- _INSTRUCTIONS FOR THE TASK_:
Select the lines of the records containing the word "chart" and list them.

- _SOURCE DATA_:
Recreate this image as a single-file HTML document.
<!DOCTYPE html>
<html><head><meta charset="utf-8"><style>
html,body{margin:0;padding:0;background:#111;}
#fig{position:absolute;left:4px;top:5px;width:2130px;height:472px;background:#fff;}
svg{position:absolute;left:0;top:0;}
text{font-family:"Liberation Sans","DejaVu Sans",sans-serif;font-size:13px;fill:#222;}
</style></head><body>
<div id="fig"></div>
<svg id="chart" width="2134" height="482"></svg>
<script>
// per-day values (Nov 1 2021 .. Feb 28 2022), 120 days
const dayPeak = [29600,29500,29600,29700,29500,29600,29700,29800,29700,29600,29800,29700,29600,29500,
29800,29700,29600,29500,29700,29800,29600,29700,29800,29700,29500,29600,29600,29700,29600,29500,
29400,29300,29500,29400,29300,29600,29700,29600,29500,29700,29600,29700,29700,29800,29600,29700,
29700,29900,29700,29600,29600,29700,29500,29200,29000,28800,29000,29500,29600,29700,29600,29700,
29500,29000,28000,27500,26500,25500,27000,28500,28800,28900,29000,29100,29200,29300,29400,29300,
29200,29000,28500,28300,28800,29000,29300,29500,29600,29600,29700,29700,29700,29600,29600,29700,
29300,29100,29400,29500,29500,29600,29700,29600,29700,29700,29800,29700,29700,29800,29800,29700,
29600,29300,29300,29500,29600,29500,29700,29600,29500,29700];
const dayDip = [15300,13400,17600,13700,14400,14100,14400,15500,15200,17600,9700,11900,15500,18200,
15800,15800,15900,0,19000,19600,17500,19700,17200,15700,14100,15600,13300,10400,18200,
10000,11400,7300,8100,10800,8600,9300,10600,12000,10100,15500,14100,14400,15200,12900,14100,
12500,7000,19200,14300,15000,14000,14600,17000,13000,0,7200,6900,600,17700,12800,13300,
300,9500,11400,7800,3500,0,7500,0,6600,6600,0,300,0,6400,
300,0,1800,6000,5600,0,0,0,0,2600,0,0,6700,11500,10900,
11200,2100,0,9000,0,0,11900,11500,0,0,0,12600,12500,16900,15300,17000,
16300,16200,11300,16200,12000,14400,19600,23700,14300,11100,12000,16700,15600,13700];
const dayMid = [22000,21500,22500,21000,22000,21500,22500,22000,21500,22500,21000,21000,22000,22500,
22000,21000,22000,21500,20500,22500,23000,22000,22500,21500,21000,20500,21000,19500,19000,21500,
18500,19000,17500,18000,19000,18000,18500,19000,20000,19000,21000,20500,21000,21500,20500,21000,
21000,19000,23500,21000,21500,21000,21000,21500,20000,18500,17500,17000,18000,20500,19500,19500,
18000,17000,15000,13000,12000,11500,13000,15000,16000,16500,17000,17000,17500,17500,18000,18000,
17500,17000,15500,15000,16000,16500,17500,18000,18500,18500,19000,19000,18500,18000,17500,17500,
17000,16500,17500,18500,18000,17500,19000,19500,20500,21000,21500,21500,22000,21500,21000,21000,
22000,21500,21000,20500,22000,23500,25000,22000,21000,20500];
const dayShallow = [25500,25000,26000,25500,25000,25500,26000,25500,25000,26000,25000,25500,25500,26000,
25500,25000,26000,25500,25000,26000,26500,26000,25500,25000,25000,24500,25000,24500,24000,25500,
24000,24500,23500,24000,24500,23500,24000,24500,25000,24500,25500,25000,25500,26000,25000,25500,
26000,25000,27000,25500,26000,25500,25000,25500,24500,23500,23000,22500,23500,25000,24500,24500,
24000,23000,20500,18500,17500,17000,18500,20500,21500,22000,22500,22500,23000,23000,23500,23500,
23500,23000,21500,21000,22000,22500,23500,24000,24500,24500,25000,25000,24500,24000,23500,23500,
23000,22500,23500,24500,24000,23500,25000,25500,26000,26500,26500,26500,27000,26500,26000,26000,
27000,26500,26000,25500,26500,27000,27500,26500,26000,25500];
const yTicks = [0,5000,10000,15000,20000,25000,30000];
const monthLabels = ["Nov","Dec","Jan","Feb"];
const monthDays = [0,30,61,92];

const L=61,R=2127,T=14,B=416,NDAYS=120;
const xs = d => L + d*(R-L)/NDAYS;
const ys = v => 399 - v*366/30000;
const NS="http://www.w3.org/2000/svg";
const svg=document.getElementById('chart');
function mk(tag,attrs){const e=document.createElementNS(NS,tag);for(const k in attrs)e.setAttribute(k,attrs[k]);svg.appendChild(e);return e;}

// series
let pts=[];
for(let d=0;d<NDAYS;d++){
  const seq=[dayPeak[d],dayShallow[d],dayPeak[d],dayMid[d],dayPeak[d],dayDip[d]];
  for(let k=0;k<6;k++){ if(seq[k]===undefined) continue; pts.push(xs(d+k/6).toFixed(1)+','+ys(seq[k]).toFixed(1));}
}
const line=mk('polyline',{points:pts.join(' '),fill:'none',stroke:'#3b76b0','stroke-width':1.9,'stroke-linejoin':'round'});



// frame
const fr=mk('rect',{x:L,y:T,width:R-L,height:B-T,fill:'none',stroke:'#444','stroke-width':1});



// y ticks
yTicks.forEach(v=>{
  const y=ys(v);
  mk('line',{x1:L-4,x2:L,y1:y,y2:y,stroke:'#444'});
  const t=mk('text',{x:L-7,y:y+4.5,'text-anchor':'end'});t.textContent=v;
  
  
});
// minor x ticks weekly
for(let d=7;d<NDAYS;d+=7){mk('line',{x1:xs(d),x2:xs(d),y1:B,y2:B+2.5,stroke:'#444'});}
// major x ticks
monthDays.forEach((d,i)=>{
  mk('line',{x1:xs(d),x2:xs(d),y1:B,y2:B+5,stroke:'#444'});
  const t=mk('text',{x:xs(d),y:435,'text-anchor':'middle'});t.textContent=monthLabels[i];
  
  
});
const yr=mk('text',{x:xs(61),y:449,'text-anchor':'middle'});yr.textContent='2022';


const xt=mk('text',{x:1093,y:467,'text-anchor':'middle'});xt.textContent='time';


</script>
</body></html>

--

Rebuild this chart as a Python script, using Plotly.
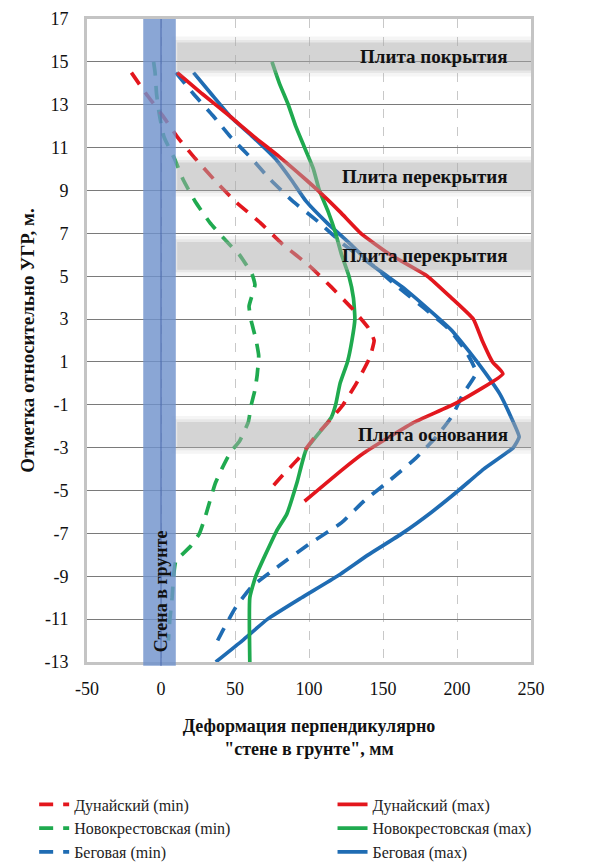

- _FINAL ANSWER_:
<svg id="chart" width="2134" height="482"></svg>
const svg=document.getElementById('chart');
Rebuild this chart as a Python script, using Plotly.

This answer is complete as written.